• [Exercise prompt]: Leaving out all pictures, please print only the lines from the one containing "Clone this chart" through the one containing "import * as".

• [Given data]:
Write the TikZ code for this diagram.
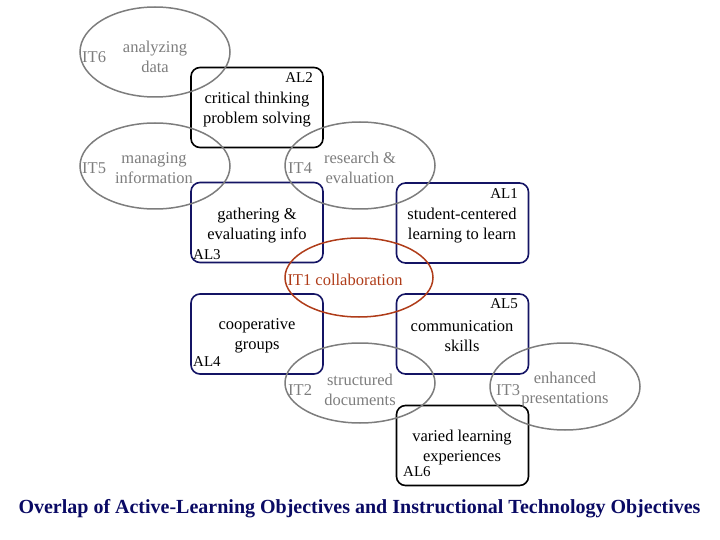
\documentclass[tikz,border=0pt]{standalone}
\usepackage{fontspec}
\setmainfont{Liberation Serif}
\definecolor{navyb}{RGB}{20,20,100}
\definecolor{ellg}{RGB}{125,125,125}
\definecolor{txtg}{RGB}{125,125,125}
\definecolor{itred}{RGB}{175,60,25}
\definecolor{capblue}{RGB}{10,10,100}
\begin{document}
\begin{tikzpicture}[x=1pt,y=-1pt,
  box/.style={draw, line width=1.6pt, rounded corners=9pt, minimum width=132pt, minimum height=80pt, inner sep=0pt},
  bt/.style={font=\fontsize{16.5}{20}\selectfont, align=center, inner sep=0pt},
  et/.style={font=\fontsize{16.5}{20}\selectfont, align=center, inner sep=0pt, text=txtg},
  lab/.style={font=\fontsize{15}{16}\selectfont, inner sep=0pt}]
\useasboundingbox (0,0) rectangle (720,540);
% boxes
\node[box, draw=black] (al2) at (257,107.5) {};
\node[box, draw=navyb] (al3) at (257,222.5) {};
\node[box, draw=navyb] (al1) at (462.5,223) {};
\node[box, draw=navyb] (al4) at (257,334) {};
\node[box, draw=navyb] (al5) at (462.5,334) {};
\node[box, draw=black] (al6) at (462.5,445.5) {};
% box texts
\node[bt] (t2) at (257,109.5) {critical thinking\\problem solving};
\node[lab, anchor=east] (l2) at (313,78) {AL2};
\node[bt] (t3) at (257,225.5) {gathering \&\\evaluating info};
\node[lab, anchor=west] (l3) at (193,255) {AL3};
\node[bt] (t1) at (462,225.5) {student-centered\\learning to learn};
\node[lab, anchor=east] (l1) at (518,194) {AL1};
\node[bt] (t4) at (257,336) {cooperative\\groups};
\node[lab, anchor=west] (l4) at (193,362) {AL4};
\node[bt] (t5) at (462,336) {communication\\skills};
\node[lab, anchor=east] (l5) at (518,304) {AL5};
\node[bt] (t6) at (462,447.5) {varied learning\\experiences};
\node[lab, anchor=west] (l6) at (403,472) {AL6};
% ellipses
\draw[draw=ellg, line width=1.5pt] (155,52) ellipse [x radius=75, y radius=45];
\draw[draw=ellg, line width=1.5pt] (155,166) ellipse [x radius=75, y radius=43];
\draw[draw=ellg, line width=1.5pt] (360,165.5) ellipse [x radius=75, y radius=43.5];
\draw[draw=itred, line width=1.5pt] (359,277.5) ellipse [x radius=74, y radius=39.5];
\draw[draw=ellg, line width=1.5pt] (360,383) ellipse [x radius=75, y radius=40];
\draw[draw=ellg, line width=1.5pt] (565,386.5) ellipse [x radius=75, y radius=43.5];
% ellipse texts
\node[et] (e6) at (155,57) {analyzing\\data};
\node[et, anchor=west] (i6) at (82,57) {IT6};
\node[et] (e5) at (154,168) {managing\\information};
\node[et, anchor=west] (i5) at (82,168) {IT5};
\node[et] (e4) at (360,168) {research \&\\evaluation};
\node[et, anchor=west] (i4) at (288,168) {IT4};
\node[et, text=itred] (e1) at (345,279.5) {IT1 collaboration};
\node[et] (e2) at (360,390) {structured\\documents};
\node[et, anchor=west] (i2) at (288,390) {IT2};
\node[et] (e3) at (565,390) {enhanced\\presentations};
\node[et, anchor=west] (i3) at (496,390) {IT3};
% caption
\node[font=\fontsize{20}{24}\selectfont\bfseries, text=capblue, inner sep=0pt] (cap) at (359.5,509) {Overlap of Active-Learning Objectives and Instructional Technology Objectives};
\end{tikzpicture}
\end{document}
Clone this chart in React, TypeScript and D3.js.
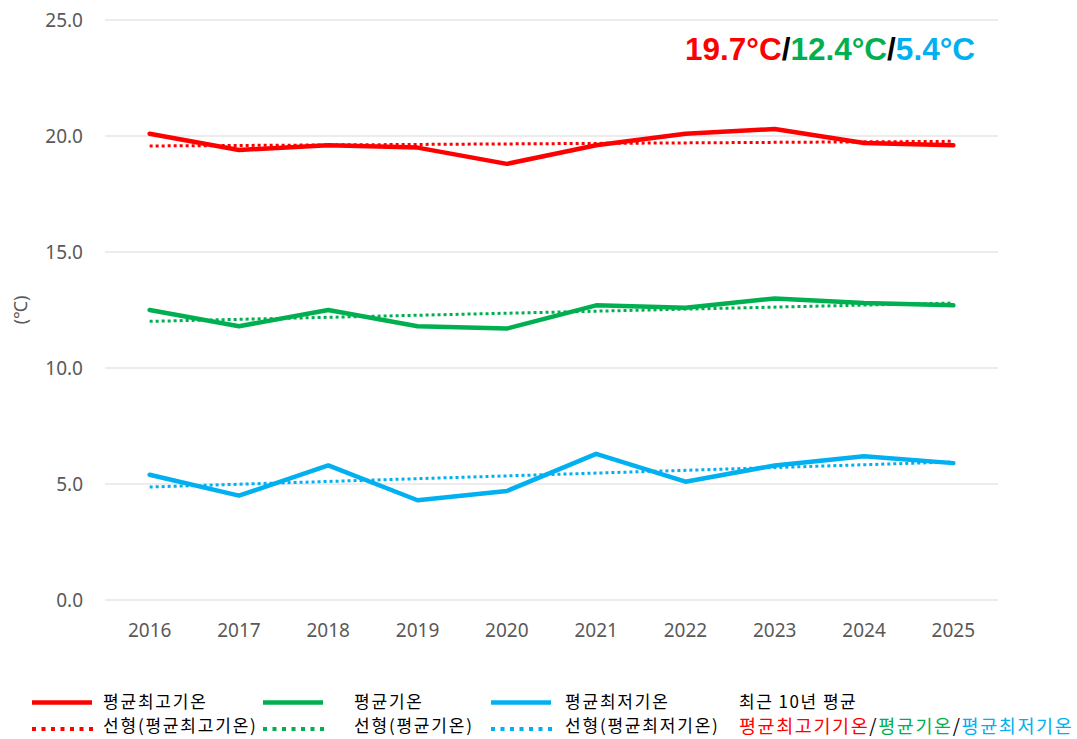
import React from "react";
import * as d3 from "d3";

const years = ["2016", "2017", "2018", "2019", "2020", "2021", "2022", "2023", "2024", "2025"];
const maxTemp = [20.1, 19.4, 19.6, 19.5, 18.8, 19.6, 20.1, 20.3, 19.7, 19.6];
const avgTemp = [12.5, 11.8, 12.5, 11.8, 11.7, 12.7, 12.6, 13.0, 12.8, 12.7];
const minTemp = [5.4, 4.5, 5.8, 4.3, 4.7, 6.3, 5.1, 5.8, 6.2, 5.9];
// trend line endpoints (first year, last year)
const maxTrend = [19.57, 19.77];
const avgTrend = [12.01, 12.8];
const minTrend = [4.87, 5.95];
const yTicks = [0, 5, 10, 15, 20, 25];
const summary = ["19.7°C", "12.4°C", "5.4°C"];

const RED = "#ff0000";
const GREEN = "#00b050";
const BLUE = "#00b0f0";

const W = 1077;
const H = 739;
const left = 105;
const right = 998;
const top = 20;
const bottom = 600;

export default function App() {
  const x = d3.scaleBand().domain(years).range([left, right]);
  const y = d3.scaleLinear().domain([0, 25]).range([bottom, top]);
  const cx = (yr: string) => (x(yr) ?? 0) + x.bandwidth() / 2;
  const line = d3
    .line<number>()
    .x((_, i) => cx(years[i]))
    .y((d) => y(d));

  const series = [
    { vals: maxTemp, trend: maxTrend, color: RED },
    { vals: avgTemp, trend: avgTrend, color: GREEN },
    { vals: minTemp, trend: minTrend, color: BLUE },
  ];

  const font = "'Noto Sans', 'Noto Sans CJK KR', sans-serif";
  const krFont = "'Noto Sans CJK KR', 'Noto Sans', sans-serif";

  const lineRow1 = 702.5;
  const lineRow2 = 729;
  const textRow1 = 707.5;
  const textRow2 = 732;
  const legendItems = [
    { x: 32, tx: 103, color: RED, label: "평균최고기온", tlabel: "선형(평균최고기온)" },
    { x: 263, tx: 354, color: GREEN, label: "평균기온", tlabel: "선형(평균기온)" },
    { x: 491, tx: 565, color: BLUE, label: "평균최저기온", tlabel: "선형(평균최저기온)" },
  ];

  return (
    <svg
      width={W}
      height={H}
      style={{ position: "absolute", left: 0, top: 0, background: "#fff" }}
    >
      {yTicks.map((t) => (
        <g key={t}>
          <line x1={left} x2={right} y1={y(t)} y2={y(t)} stroke="#d9d9d9" strokeWidth={1} />
          <text
            x={83}
            y={y(t)}
            dy="0.35em"
            textAnchor="end"
            fontFamily={font}
            fontSize={19}
            fill="#595959"
          >
            {t.toFixed(1)}
          </text>
        </g>
      ))}
      {years.map((yr) => (
        <text
          key={yr}
          x={cx(yr)}
          y={637}
          textAnchor="middle"
          fontFamily={font}
          fontSize={19}
          fill="#595959"
        >
          {yr}
        </text>
      ))}
      <text
        transform={`translate(27, ${y(12.5)}) rotate(-90)`}
        textAnchor="middle"
        fontFamily={font}
        fontSize={18}
        fill="#595959"
      >
        (℃)
      </text>

      {series.map((s, i) => (
        <g key={i}>
          <line
            x1={cx(years[0])}
            x2={cx(years[years.length - 1])}
            y1={y(s.trend[0])}
            y2={y(s.trend[1])}
            stroke={s.color}
            strokeWidth={3}
            strokeDasharray="3,3"
          />
          <path
            d={line(s.vals) ?? ""}
            fill="none"
            stroke={s.color}
            strokeWidth={4.5}
            strokeLinejoin="round"
            strokeLinecap="round"
          />
        </g>
      ))}

      <text
        x={975}
        y={60}
        textAnchor="end"
        fontFamily="'Liberation Sans', Arial, sans-serif"
        fontWeight="bold"
        fontSize={31.5}
      >
        <tspan fill={RED}>{summary[0]}</tspan>
        <tspan fill="#000">/</tspan>
        <tspan fill={GREEN}>{summary[1]}</tspan>
        <tspan fill="#000">/</tspan>
        <tspan fill={BLUE}>{summary[2]}</tspan>
      </text>

      {legendItems.map((it, i) => (
        <g key={i}>
          <line x1={it.x} x2={it.x + 60} y1={lineRow1} y2={lineRow1} stroke={it.color} strokeWidth={4.5} />
          <text x={it.tx} y={textRow1} fontFamily={krFont} fontSize={17} letterSpacing={1.8} fill="#000">
            {it.label}
          </text>
          <line
            x1={it.x}
            x2={it.x + 61}
            y1={lineRow2}
            y2={lineRow2}
            stroke={it.color}
            strokeWidth={4}
            strokeDasharray="4,5.5"
          />
          <text x={it.tx} y={textRow2} fontFamily={krFont} fontSize={17} letterSpacing={1.8} fill="#000">
            {it.tlabel}
          </text>
        </g>
      ))}
      <text x={739} y={textRow1} fontFamily={krFont} fontSize={17} letterSpacing={1.5} fill="#000">
        최근 10년 평균
      </text>
      <text x={739} y={textRow2 + 1} fontFamily={krFont} fontSize={18.5} letterSpacing={1.6}>
        <tspan fill={RED}>평균최고기기온</tspan>
        <tspan fill="#000">/</tspan>
        <tspan fill={GREEN}>평균기온</tspan>
        <tspan fill="#000">/</tspan>
        <tspan fill={BLUE}>평균최저기온</tspan>
      </text>
    </svg>
  );
}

• [Written response]:
Clone this chart in React, TypeScript and D3.js.
import React from "react";
import * as d3 from "d3";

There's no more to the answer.